Dieciocho años y algunos meses después volví a dejar de creer. Esta vez fue por culpa de un entorpecido pasajero que decidió bajarse sin previo aviso de este viaje que es mi vida. El escenario también lo recuerdo enrarecido y poco iluminado, aunque en vez de en el salón de mi casa estaba en un coche. También explotó una bomba de artillería y se me grabaron a fuego unas palabras mágicas, pero no me apetece recrearme mucho en ello. Solo diré que aquel día no dejé de creer en los Reyes Magos, pero sí en el amor. Que me llamen dramática, pero la sensación de vacío fue la misma. Me encontré durante un tiempo tan desorientada, con todos mis esquemas tirados y pisoteados por los suelos. El amor esta vez no eran los padres, pero era la misma mentira. Me sentía igual de engañada que durante todos esos años en los que creía que tres personas me traían regalos solo porque había sido buena. Fue horrible.
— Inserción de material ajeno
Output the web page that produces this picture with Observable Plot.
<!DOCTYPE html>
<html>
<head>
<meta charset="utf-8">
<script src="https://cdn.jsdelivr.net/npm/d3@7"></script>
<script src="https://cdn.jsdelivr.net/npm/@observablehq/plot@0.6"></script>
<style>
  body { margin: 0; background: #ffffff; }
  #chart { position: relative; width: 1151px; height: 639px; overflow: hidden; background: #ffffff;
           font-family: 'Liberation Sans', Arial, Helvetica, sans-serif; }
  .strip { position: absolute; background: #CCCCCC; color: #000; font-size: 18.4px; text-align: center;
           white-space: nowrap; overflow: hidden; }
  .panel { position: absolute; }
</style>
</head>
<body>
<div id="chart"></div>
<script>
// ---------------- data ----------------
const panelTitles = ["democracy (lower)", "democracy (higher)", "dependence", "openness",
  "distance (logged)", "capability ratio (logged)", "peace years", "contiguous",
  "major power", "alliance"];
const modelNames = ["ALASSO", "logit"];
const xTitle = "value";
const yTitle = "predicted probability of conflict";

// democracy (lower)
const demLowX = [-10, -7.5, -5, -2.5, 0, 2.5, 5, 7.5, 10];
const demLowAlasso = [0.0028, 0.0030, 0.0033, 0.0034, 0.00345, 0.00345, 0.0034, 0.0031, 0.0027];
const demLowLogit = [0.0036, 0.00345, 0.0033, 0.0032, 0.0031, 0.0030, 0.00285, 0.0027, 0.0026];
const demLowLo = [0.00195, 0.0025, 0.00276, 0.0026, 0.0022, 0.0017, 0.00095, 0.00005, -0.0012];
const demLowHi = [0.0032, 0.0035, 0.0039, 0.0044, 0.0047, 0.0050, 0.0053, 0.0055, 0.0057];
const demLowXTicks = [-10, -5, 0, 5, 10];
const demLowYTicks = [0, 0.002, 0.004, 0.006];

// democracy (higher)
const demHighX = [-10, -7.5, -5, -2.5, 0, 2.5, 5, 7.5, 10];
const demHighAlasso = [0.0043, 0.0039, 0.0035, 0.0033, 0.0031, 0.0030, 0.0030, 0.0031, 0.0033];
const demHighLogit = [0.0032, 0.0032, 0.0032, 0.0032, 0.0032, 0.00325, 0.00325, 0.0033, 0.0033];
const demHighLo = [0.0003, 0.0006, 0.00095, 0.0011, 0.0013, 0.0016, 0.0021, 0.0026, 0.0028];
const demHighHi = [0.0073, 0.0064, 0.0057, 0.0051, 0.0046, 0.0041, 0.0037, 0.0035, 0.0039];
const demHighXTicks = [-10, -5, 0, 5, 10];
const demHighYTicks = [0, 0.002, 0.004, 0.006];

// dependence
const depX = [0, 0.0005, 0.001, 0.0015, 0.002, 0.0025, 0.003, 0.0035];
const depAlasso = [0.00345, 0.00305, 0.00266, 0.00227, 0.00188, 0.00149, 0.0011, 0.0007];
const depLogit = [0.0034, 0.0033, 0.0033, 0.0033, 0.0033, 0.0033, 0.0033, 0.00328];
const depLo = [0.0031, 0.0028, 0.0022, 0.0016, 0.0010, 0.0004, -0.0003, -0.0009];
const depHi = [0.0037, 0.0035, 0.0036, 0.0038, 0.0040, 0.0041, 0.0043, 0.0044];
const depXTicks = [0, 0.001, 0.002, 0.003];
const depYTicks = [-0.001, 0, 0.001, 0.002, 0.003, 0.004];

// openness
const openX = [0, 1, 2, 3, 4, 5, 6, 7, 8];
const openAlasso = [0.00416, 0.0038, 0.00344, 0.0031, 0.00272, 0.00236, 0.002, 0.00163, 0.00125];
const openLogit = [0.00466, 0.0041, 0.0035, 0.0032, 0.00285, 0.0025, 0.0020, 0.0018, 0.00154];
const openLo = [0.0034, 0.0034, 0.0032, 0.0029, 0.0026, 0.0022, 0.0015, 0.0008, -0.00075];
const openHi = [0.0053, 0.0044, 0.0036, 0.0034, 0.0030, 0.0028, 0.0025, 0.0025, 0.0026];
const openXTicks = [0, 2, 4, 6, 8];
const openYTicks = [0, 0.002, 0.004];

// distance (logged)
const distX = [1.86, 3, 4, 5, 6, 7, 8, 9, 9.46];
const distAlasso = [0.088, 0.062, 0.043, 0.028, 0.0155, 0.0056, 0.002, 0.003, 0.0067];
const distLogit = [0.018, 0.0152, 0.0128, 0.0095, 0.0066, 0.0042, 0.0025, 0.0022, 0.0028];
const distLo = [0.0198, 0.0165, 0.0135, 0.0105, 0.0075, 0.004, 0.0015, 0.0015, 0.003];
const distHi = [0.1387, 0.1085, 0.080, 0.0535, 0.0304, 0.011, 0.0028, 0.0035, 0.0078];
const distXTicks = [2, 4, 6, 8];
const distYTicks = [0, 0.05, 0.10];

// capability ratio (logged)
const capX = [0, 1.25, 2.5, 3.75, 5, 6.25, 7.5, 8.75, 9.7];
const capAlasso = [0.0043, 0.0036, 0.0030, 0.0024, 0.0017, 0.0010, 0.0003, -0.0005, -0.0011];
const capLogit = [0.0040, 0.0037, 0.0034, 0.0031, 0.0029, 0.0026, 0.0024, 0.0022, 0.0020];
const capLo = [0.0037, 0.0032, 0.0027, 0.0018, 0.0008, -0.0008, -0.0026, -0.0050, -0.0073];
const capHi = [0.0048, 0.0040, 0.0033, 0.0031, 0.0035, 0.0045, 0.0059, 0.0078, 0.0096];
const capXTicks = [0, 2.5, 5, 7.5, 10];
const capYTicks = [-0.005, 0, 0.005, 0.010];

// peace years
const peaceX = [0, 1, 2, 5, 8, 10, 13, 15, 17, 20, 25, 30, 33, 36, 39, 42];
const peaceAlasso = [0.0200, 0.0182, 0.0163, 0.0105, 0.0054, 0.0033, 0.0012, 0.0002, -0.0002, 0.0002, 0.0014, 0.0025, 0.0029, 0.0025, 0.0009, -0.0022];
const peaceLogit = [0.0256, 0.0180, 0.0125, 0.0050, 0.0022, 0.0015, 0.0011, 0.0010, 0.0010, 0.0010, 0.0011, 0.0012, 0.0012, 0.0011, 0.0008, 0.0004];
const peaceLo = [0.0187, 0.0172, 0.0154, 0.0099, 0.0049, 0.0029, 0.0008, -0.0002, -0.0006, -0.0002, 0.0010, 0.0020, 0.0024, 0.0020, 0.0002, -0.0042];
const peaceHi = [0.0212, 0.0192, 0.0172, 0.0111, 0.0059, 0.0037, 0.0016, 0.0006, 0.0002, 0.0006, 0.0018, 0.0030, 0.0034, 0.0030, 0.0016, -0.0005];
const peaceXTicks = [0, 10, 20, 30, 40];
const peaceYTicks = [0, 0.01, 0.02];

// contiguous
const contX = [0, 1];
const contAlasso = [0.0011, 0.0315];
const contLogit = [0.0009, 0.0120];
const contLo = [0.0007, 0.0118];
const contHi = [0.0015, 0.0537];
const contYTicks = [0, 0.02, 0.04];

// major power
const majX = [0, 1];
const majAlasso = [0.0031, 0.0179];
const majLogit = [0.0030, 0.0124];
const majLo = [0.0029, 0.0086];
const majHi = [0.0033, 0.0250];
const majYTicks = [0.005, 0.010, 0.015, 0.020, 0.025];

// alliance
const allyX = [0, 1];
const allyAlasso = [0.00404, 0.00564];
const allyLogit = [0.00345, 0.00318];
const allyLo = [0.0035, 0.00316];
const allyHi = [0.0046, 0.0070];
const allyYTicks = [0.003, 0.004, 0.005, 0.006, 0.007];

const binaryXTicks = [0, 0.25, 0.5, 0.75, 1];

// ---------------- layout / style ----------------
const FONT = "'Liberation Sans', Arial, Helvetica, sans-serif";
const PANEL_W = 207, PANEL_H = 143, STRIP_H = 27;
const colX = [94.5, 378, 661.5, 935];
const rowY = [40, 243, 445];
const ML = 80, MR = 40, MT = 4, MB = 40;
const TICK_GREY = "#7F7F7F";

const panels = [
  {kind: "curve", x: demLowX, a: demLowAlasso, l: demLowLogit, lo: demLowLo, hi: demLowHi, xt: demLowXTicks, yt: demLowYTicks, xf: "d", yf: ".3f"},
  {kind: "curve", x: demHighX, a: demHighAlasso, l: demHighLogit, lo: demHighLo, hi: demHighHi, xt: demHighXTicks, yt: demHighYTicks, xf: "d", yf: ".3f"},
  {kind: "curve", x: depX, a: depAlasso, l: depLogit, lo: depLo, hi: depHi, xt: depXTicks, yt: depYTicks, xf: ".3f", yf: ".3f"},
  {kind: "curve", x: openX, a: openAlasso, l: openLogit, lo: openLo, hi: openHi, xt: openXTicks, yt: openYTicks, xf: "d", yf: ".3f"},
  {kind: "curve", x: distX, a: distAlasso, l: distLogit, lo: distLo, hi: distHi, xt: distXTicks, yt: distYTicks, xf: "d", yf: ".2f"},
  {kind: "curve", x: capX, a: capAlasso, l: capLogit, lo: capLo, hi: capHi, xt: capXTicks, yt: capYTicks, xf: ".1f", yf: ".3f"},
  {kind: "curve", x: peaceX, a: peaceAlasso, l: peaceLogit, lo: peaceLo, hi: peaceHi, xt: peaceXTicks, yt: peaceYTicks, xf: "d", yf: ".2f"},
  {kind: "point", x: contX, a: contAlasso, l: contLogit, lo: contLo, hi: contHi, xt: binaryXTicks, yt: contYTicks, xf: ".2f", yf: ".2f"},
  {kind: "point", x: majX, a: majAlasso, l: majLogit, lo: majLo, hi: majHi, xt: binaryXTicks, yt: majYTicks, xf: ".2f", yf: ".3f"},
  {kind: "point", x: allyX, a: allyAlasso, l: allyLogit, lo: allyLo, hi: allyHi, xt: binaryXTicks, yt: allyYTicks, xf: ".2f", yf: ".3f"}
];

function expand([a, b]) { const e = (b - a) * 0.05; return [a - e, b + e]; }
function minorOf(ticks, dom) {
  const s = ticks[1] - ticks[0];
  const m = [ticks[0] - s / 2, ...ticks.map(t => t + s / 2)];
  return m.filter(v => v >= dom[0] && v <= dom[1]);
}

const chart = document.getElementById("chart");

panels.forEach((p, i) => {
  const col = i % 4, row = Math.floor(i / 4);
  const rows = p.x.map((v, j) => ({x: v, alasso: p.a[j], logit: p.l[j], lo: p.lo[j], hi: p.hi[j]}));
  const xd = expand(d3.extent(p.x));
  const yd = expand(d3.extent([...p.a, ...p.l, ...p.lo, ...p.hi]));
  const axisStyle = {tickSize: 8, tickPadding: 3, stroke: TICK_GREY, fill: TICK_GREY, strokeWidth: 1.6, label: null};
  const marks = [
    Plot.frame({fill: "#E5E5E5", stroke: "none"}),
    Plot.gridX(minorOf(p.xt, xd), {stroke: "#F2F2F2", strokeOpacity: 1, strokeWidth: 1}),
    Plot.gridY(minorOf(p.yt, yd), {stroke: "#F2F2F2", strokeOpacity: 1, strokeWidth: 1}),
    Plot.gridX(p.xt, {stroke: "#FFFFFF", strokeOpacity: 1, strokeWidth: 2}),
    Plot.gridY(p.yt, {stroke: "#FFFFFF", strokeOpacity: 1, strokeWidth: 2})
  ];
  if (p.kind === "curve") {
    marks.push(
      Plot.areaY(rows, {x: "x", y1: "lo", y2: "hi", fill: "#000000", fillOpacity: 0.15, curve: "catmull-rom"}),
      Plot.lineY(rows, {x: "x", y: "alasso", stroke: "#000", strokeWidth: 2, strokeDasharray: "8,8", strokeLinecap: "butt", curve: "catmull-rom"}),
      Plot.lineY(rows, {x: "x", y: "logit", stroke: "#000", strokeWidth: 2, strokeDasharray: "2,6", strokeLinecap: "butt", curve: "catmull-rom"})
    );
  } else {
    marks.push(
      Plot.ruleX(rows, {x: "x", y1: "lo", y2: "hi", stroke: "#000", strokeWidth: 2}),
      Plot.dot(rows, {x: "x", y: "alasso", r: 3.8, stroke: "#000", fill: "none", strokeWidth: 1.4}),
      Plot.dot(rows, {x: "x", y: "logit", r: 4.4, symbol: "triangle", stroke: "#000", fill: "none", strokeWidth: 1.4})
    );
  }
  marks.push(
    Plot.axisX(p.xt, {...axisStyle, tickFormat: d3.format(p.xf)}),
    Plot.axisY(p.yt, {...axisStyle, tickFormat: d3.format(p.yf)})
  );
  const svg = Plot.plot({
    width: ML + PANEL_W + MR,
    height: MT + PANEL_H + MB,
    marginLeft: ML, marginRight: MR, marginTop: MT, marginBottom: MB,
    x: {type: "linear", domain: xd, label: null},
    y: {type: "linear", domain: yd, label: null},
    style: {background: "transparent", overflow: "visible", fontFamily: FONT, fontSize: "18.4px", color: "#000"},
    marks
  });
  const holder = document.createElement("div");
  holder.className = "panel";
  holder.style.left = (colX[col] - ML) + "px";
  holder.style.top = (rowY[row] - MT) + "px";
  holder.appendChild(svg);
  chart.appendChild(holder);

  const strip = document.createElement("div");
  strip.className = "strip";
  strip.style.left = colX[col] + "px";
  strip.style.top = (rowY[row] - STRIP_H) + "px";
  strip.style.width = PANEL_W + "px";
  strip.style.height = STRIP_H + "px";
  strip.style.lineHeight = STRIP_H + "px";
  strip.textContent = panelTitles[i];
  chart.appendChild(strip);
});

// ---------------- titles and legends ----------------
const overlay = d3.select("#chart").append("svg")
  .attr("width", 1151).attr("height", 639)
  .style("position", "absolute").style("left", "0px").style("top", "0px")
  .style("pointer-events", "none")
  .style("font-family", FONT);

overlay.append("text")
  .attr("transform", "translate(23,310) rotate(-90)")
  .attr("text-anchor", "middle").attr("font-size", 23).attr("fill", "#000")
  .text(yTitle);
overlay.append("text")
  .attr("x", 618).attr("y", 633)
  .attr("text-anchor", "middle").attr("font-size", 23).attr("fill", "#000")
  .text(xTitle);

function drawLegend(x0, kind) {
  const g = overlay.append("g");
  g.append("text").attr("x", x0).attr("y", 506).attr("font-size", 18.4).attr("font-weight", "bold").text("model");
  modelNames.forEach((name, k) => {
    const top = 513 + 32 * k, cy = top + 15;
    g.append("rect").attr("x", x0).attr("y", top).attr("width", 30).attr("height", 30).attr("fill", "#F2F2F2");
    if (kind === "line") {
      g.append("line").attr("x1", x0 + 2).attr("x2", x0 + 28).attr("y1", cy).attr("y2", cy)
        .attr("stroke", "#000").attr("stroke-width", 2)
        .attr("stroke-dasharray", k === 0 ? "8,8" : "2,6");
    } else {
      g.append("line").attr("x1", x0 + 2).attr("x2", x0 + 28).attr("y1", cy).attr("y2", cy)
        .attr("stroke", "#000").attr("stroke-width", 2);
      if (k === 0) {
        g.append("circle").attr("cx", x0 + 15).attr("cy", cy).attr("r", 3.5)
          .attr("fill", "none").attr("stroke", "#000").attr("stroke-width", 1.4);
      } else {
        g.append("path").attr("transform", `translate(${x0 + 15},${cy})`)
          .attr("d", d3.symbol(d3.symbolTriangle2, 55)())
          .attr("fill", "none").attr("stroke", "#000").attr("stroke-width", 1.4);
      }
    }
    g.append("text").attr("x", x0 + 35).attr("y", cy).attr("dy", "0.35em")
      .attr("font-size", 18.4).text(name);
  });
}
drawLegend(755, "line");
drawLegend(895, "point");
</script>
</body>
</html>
Y digo fue, porque entonces llegó Padre de nuevo, pero esta vez para salvarme. Día a día, palabra a palabra, se esforzó sin descanso para que saliese de ese pozo de escepticismo en el que había caído y el día que me dijo 'Cris, ¿no lo ves? Alguien ha ganado la lotería gracias a esto pero aún no lo sabe' volví a creer.
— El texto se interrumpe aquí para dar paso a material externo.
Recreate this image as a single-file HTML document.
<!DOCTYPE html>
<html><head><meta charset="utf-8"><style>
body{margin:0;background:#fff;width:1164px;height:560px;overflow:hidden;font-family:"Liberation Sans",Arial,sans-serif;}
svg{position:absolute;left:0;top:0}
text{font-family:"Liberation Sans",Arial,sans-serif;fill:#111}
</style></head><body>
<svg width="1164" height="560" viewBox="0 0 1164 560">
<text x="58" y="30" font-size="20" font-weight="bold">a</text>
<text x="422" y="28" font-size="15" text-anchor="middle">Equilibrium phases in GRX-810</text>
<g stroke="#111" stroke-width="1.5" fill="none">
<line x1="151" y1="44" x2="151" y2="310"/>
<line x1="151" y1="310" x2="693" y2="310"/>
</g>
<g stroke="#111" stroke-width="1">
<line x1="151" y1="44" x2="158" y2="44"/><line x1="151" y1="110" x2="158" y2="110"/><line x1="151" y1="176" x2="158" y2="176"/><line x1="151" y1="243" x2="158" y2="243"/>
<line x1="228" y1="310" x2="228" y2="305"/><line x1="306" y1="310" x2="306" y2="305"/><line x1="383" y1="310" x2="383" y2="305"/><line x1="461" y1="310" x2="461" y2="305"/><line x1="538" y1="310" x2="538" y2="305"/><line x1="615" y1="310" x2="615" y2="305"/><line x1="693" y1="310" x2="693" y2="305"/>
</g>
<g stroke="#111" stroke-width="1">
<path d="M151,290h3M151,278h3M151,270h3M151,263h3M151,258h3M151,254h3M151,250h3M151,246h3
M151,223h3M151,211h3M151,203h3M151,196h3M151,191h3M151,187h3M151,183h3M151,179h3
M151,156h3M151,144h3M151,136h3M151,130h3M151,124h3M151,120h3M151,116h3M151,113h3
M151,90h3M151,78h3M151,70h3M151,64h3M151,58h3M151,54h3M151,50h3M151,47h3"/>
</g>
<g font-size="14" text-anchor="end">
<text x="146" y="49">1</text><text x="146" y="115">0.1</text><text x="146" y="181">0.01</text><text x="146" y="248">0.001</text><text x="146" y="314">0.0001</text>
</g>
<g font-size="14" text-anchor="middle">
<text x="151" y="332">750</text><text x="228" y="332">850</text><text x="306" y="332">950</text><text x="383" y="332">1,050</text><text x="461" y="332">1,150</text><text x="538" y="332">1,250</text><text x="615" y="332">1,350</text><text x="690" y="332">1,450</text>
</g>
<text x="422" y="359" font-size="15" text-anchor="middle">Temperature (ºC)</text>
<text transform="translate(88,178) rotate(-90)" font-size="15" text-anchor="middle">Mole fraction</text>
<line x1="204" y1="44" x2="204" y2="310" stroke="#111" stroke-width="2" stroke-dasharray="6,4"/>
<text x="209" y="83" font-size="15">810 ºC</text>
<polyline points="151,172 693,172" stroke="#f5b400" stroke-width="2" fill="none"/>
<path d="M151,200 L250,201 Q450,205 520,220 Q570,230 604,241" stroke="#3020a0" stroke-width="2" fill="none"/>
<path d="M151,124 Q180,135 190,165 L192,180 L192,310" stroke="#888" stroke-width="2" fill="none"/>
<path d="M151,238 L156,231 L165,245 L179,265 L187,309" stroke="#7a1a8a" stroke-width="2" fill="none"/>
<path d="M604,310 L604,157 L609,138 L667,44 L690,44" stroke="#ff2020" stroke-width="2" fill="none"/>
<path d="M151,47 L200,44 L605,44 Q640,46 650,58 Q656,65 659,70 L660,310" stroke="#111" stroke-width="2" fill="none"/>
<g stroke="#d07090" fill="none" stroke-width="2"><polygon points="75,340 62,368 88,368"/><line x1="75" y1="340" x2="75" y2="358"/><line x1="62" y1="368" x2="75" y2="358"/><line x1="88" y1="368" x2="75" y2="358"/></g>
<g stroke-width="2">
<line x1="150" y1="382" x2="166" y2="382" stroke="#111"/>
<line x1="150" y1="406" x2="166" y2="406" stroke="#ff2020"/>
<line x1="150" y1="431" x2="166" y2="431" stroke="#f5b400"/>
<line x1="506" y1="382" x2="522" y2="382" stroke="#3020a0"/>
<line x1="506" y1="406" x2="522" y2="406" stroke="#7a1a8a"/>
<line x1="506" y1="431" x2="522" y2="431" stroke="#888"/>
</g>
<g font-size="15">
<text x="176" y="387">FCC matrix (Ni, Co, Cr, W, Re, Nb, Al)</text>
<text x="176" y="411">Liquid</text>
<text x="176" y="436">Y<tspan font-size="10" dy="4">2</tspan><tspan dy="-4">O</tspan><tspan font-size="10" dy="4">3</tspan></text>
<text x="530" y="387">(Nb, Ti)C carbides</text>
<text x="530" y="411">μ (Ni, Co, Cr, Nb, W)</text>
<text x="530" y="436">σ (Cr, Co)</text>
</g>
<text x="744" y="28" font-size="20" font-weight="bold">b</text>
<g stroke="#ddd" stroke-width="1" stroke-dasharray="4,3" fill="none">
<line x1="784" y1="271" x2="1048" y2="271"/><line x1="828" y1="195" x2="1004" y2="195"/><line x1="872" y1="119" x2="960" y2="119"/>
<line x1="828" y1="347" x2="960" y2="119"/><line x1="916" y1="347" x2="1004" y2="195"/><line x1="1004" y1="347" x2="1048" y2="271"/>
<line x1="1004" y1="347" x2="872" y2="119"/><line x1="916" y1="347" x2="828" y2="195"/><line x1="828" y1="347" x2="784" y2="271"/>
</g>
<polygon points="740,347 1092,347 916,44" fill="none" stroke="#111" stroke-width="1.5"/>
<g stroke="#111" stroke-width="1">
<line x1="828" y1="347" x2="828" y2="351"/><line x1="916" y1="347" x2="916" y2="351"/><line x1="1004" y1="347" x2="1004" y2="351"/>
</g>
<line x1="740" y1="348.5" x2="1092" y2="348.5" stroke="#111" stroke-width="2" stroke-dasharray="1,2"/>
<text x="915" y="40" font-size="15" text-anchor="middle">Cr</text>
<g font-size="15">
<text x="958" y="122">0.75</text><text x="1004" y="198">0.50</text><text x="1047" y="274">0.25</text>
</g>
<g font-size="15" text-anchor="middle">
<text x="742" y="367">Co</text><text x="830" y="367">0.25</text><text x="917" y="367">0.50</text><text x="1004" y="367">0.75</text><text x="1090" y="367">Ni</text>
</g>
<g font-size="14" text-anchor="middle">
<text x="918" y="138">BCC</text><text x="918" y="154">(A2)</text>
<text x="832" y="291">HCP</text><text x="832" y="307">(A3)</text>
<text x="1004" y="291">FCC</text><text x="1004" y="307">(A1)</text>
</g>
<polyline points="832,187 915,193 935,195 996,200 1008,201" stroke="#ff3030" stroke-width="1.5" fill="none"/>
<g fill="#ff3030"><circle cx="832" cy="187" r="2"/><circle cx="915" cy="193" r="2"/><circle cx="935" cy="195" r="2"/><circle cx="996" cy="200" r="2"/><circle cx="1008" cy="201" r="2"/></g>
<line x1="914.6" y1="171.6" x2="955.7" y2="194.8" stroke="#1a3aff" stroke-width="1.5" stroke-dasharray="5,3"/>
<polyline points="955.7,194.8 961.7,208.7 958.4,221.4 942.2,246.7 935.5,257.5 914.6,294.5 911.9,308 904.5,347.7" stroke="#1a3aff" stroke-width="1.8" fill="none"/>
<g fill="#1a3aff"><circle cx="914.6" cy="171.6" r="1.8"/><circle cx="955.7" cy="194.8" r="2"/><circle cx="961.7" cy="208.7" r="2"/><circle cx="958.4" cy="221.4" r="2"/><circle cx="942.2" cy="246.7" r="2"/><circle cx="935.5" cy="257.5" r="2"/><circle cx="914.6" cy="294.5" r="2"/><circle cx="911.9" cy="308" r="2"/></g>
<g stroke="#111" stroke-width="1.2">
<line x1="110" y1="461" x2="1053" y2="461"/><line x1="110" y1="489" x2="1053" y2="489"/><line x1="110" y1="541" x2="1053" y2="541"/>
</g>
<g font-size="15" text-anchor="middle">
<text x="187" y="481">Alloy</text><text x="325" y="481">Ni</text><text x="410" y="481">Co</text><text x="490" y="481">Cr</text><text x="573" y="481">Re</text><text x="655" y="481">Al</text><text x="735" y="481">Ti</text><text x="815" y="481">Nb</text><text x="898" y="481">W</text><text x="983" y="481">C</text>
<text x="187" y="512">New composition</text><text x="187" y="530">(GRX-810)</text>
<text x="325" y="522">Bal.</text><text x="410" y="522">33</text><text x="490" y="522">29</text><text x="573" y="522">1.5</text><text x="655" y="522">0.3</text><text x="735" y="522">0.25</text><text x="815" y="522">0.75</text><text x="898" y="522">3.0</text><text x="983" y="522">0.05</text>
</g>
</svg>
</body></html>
Y seguiré defendiendo la magia.
Y seguiré defendiendo el amor; el amor romántico, el paternal, el de Hermana, el incondicional de mi perro, el de los amigos y el que haga falta, contra viento y marea.

Y escucharé siempre a Padre. Porque Padre es un enamorado de la vida, defensor de la magia, es soñador y lo vive siempre todo con ilusión (a veces con intensidad dramática). Y sé que mientras Padre esté a mi lado, no dejaré nunca de creer en el amor y mucho menos en la magia. Pero por encima de todas las cosas, sé que gracias a Padre, nunca dejaré de creer en mi misma y jamás volveré a pensar que yo no me merezca mi final feliz.